• Instruction:
Skip the pictures. Transcribe the rest of the data below without changing a word.

• Source data:

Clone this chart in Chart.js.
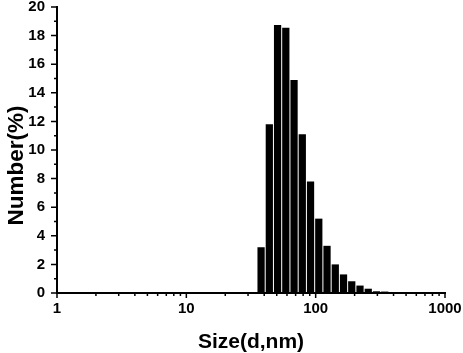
<!DOCTYPE html>
<html><head><meta charset="utf-8">
<script src="https://cdn.jsdelivr.net/npm/chart.js@4/dist/chart.umd.min.js"></script>
<style>html,body{margin:0;padding:0;background:#fff}</style>
</head><body>
<canvas id="c" width="463" height="353"></canvas>
<script>
// ---- data ----
const sizeBins = [37.84, 43.82, 50.75, 58.77, 68.06, 78.82, 91.28, 105.7, 122.4, 141.8, 164.2, 190.1, 220.2, 255.0, 295.3, 342.0];
const numberPct = [3.2, 11.8, 18.75, 18.55, 14.9, 11.1, 7.8, 5.2, 3.3, 2.0, 1.3, 0.82, 0.52, 0.3, 0.12, 0.1];
const xTickLabels = [1, 10, 100, 1000];
const yTickLabels = [0, 2, 4, 6, 8, 10, 12, 14, 16, 18, 20];
const xTitle = 'Size(d,nm)';
const yTitle = 'Number(%)';

const FONT = '"Liberation Sans", Arial, sans-serif';
Chart.defaults.font.family = FONT;
Chart.defaults.font.size = 15;
Chart.defaults.font.weight = 'bold';
Chart.defaults.color = '#000';

const tickMarks = {
  id: 'tickMarks',
  afterDraw(chart) {
    const ctx = chart.ctx, x = chart.scales.x, y = chart.scales.y;
    const a = chart.chartArea;
    ctx.save();
    ctx.strokeStyle = '#000';
    ctx.lineWidth = 1.5;
    ctx.beginPath();
    for (let i = 0; i < yTickLabels.length; i++) {
      const py = y.getPixelForValue(yTickLabels[i]);
      ctx.moveTo(a.left, py); ctx.lineTo(a.left - 6, py);
      if (i < yTickLabels.length - 1) {
        const pm = y.getPixelForValue((yTickLabels[i] + yTickLabels[i + 1]) / 2);
        ctx.moveTo(a.left, pm); ctx.lineTo(a.left - 3, pm);
      }
    }
    for (let i = 0; i < xTickLabels.length; i++) {
      const d = xTickLabels[i];
      const px = x.getPixelForValue(d);
      ctx.moveTo(px, a.bottom); ctx.lineTo(px, a.bottom + 5);
      if (i < xTickLabels.length - 1) {
        for (let k = 2; k <= 9; k++) {
          const pm = x.getPixelForValue(d * k);
          ctx.moveTo(pm, a.bottom); ctx.lineTo(pm, a.bottom + 3);
        }
      }
    }
    ctx.stroke();
    ctx.fillStyle = '#000';
    ctx.font = 'bold 21px ' + FONT;
    ctx.textAlign = 'center';
    ctx.textBaseline = 'alphabetic';
    ctx.fillText(xTitle, (a.left + a.right) / 2, 348);
    ctx.translate(22.5, 165.5);
    ctx.rotate(-Math.PI / 2);
    ctx.font = 'bold 22.5px ' + FONT;
    ctx.fillText(yTitle, 0, 0);
    ctx.restore();
  }
};

new Chart(document.getElementById('c'), {
  type: 'bar',
  data: {
    datasets: [{
      data: sizeBins.map((s, i) => ({ x: s, y: numberPct[i] })),
      backgroundColor: '#000',
      borderWidth: 0,
      barPercentage: 0.88,
      categoryPercentage: 1
    }]
  },
  options: {
    responsive: false,
    devicePixelRatio: 1,
    animation: false,
    layout: { padding: { top: 7, right: 18, left: 0, bottom: 0 } },
    plugins: { legend: { display: false }, tooltip: { enabled: false } },
    scales: {
      x: {
        type: 'logarithmic',
        position: 'bottom',
        min: 1, max: 1000,
        afterBuildTicks: s => { s.ticks = xTickLabels.map(v => ({ value: v })); },
        afterFit: s => { s.height = 60; s.paddingLeft = 0; s.paddingRight = 0; },
        ticks: {
          callback: v => String(v),
          autoSkip: false, maxRotation: 0,
          color: '#000', padding: 7,
          font: { family: FONT, size: 15, weight: 'bold' }
        },
        grid: { display: true, drawOnChartArea: false, drawTicks: false },
        border: { display: true, color: '#000', width: 2 }
      },
      y: {
        type: 'linear',
        min: 0, max: 20,
        afterBuildTicks: s => { s.ticks = yTickLabels.map(v => ({ value: v })); },
        afterFit: s => { s.width = 57; s.paddingTop = 0; s.paddingBottom = 0; },
        ticks: {
          color: '#000', padding: 12,
          font: { family: FONT, size: 15, weight: 'bold' }
        },
        grid: { display: true, drawOnChartArea: false, drawTicks: false },
        border: { display: true, color: '#000', width: 2 }
      }
    }
  },
  plugins: [tickMarks]
});
</script>
</body></html>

• Problem solution:
Clone this chart in Chart.js.
<!DOCTYPE html>
<html><head><meta charset="utf-8">
<script src="https://cdn.jsdelivr.net/npm/chart.js@4/dist/chart.umd.min.js"></script>
<style>html,body{margin:0;padding:0;background:#fff}</style>
</head><body>
<canvas id="c" width="463" height="353"></canvas>
<script>
// ---- data ----
const sizeBins = [37.84, 43.82, 50.75, 58.77, 68.06, 78.82, 91.28, 105.7, 122.4, 141.8, 164.2, 190.1, 220.2, 255.0, 295.3, 342.0];
const numberPct = [3.2, 11.8, 18.75, 18.55, 14.9, 11.1, 7.8, 5.2, 3.3, 2.0, 1.3, 0.82, 0.52, 0.3, 0.12, 0.1];
const xTickLabels = [1, 10, 100, 1000];
const yTickLabels = [0, 2, 4, 6, 8, 10, 12, 14, 16, 18, 20];
const xTitle = 'Size(d,nm)';
const yTitle = 'Number(%)';

const FONT = '"Liberation Sans", Arial, sans-serif';
Chart.defaults.font.family = FONT;
Chart.defaults.font.size = 15;
Chart.defaults.font.weight = 'bold';
Chart.defaults.color = '#000';

const tickMarks = {
  id: 'tickMarks',
  afterDraw(chart) {
    const ctx = chart.ctx, x = chart.scales.x, y = chart.scales.y;
    const a = chart.chartArea;
    ctx.save();
    ctx.strokeStyle = '#000';
    ctx.lineWidth = 1.5;
    ctx.beginPath();
    for (let i = 0; i < yTickLabels.length; i++) {
      const py = y.getPixelForValue(yTickLabels[i]);
      ctx.moveTo(a.left, py); ctx.lineTo(a.left - 6, py);
      if (i < yTickLabels.length - 1) {
        const pm = y.getPixelForValue((yTickLabels[i] + yTickLabels[i + 1]) / 2);
        ctx.moveTo(a.left, pm); ctx.lineTo(a.left - 3, pm);
      }
    }
    for (let i = 0; i < xTickLabels.length; i++) {
      const d = xTickLabels[i];
      const px = x.getPixelForValue(d);
      ctx.moveTo(px, a.bottom); ctx.lineTo(px, a.bottom + 5);
      if (i < xTickLabels.length - 1) {
        for (let k = 2; k <= 9; k++) {
          const pm = x.getPixelForValue(d * k);
          ctx.moveTo(pm, a.bottom); ctx.lineTo(pm, a.bottom + 3);
        }
      }
    }
    ctx.stroke();
    ctx.fillStyle = '#000';
    ctx.font = 'bold 21px ' + FONT;
    ctx.textAlign = 'center';
    ctx.textBaseline = 'alphabetic';
    ctx.fillText(xTitle, (a.left + a.right) / 2, 348);
    ctx.translate(22.5, 165.5);
    ctx.rotate(-Math.PI / 2);
    ctx.font = 'bold 22.5px ' + FONT;
    ctx.fillText(yTitle, 0, 0);
    ctx.restore();
  }
};

new Chart(document.getElementById('c'), {
  type: 'bar',
  data: {
    datasets: [{
      data: sizeBins.map((s, i) => ({ x: s, y: numberPct[i] })),
      backgroundColor: '#000',
      borderWidth: 0,
      barPercentage: 0.88,
      categoryPercentage: 1
    }]
  },
  options: {
    responsive: false,
    devicePixelRatio: 1,
    animation: false,
    layout: { padding: { top: 7, right: 18, left: 0, bottom: 0 } },
    plugins: { legend: { display: false }, tooltip: { enabled: false } },
    scales: {
      x: {
        type: 'logarithmic',
        position: 'bottom',
        min: 1, max: 1000,
        afterBuildTicks: s => { s.ticks = xTickLabels.map(v => ({ value: v })); },
        afterFit: s => { s.height = 60; s.paddingLeft = 0; s.paddingRight = 0; },
        ticks: {
          callback: v => String(v),
          autoSkip: false, maxRotation: 0,
          color: '#000', padding: 7,
          font: { family: FONT, size: 15, weight: 'bold' }
        },
        grid: { display: true, drawOnChartArea: false, drawTicks: false },
        border: { display: true, color: '#000', width: 2 }
      },
      y: {
        type: 'linear',
        min: 0, max: 20,
        afterBuildTicks: s => { s.ticks = yTickLabels.map(v => ({ value: v })); },
        afterFit: s => { s.width = 57; s.paddingTop = 0; s.paddingBottom = 0; },
        ticks: {
          color: '#000', padding: 12,
          font: { family: FONT, size: 15, weight: 'bold' }
        },
        grid: { display: true, drawOnChartArea: false, drawTicks: false },
        border: { display: true, color: '#000', width: 2 }
      }
    }
  },
  plugins: [tickMarks]
});
</script>
</body></html>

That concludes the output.